Müslümanlar doğuda ve batıda fetihlere girişti. Afrika’da bütün Berberîler
Müslüman oldu. Musevi, Hristiyan ve ateşperestlere gösterilen yapıcı ve güzel
siyaset karşısında, onların arasında İslâmiyet geniş ölçüde yayıldı. Hak ve
adâletin yayılmasında ve zulmün kalkmasında çok hizmet ettiler.
Müslümanlar, fethettikleri memleketleri, her biri
şefkat ve merhamet müessesesi olan vakıf eserleriyle
donattılar. İslamiyet’te ilk vakıf, Sevgili Peygamberimiz Muhammed
aleyhisselâm tarafından Hicret’in üçüncü senesinde Medîne-i münevverede
kuruldu. Peygamber efendimiz, kendi mülkü olan yedi hurmalığı Müslümanlığı
koruma maksadıyla vakfetti. Peygamber efendimizin sünnetine tâbi olan Hulefâ-i
râşidîn ve diğer Eshâb-ı kirâm da (radıyallahü teâlâ anhüm) vakıflar yaptılar.

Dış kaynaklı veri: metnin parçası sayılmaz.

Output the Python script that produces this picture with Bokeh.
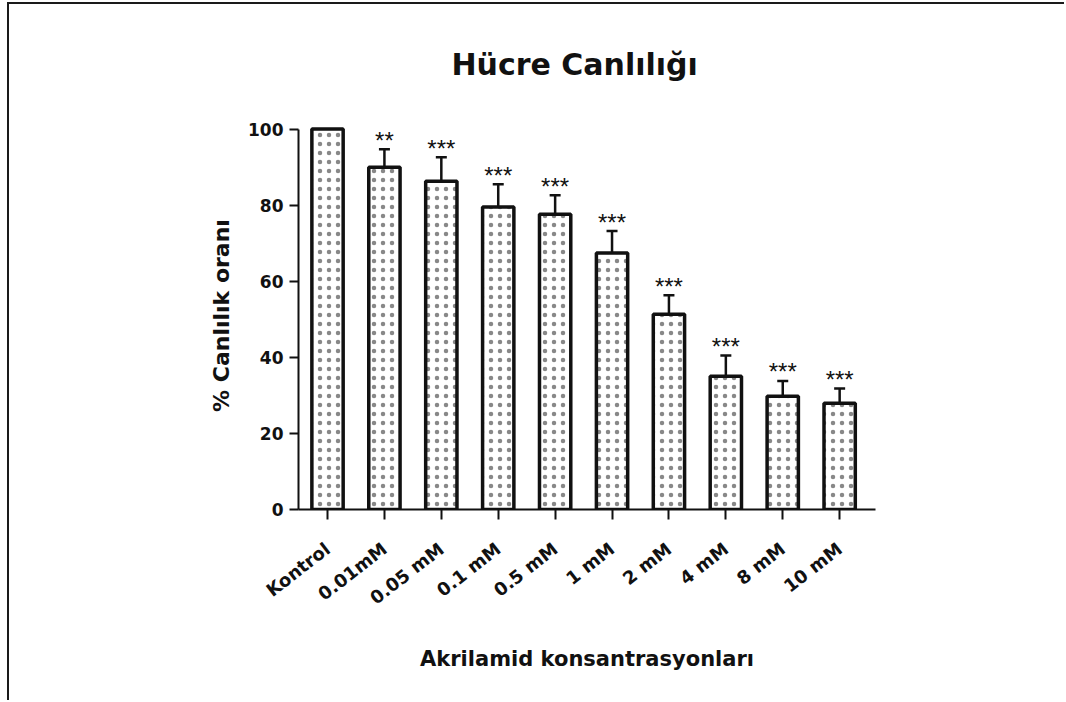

Emeviler ve Abbasiler zamanında vakıf müessesesinde
büyük gelişmeler oldu. Orta Asya’dan Atlas Okyanusuna kadar her tarafta
câmiler, ribatlar, kervansaraylar, medreseler, tekkeler, mektepler, köprüler,
yollar, hastaneler, imaretler gibi pek çok hayırlar yapılarak vakfedildi. Büyük
Selçuklular zamanında Müslümanlar tarafından vakıf kurma işleri daha da
hızlandı.
Anadolu Selçukluları, Dânişmendliler,
Gazneliler, Atabegler, Eyyûbîler ile, Hindistan, Afganistan ve diğer Müslüman
ve Türk devletlerinde ve Osmanlılar zamanında birçok vakıf kuruldu. Böylece
insanlara her alanda büyük hizmetler yapıldı.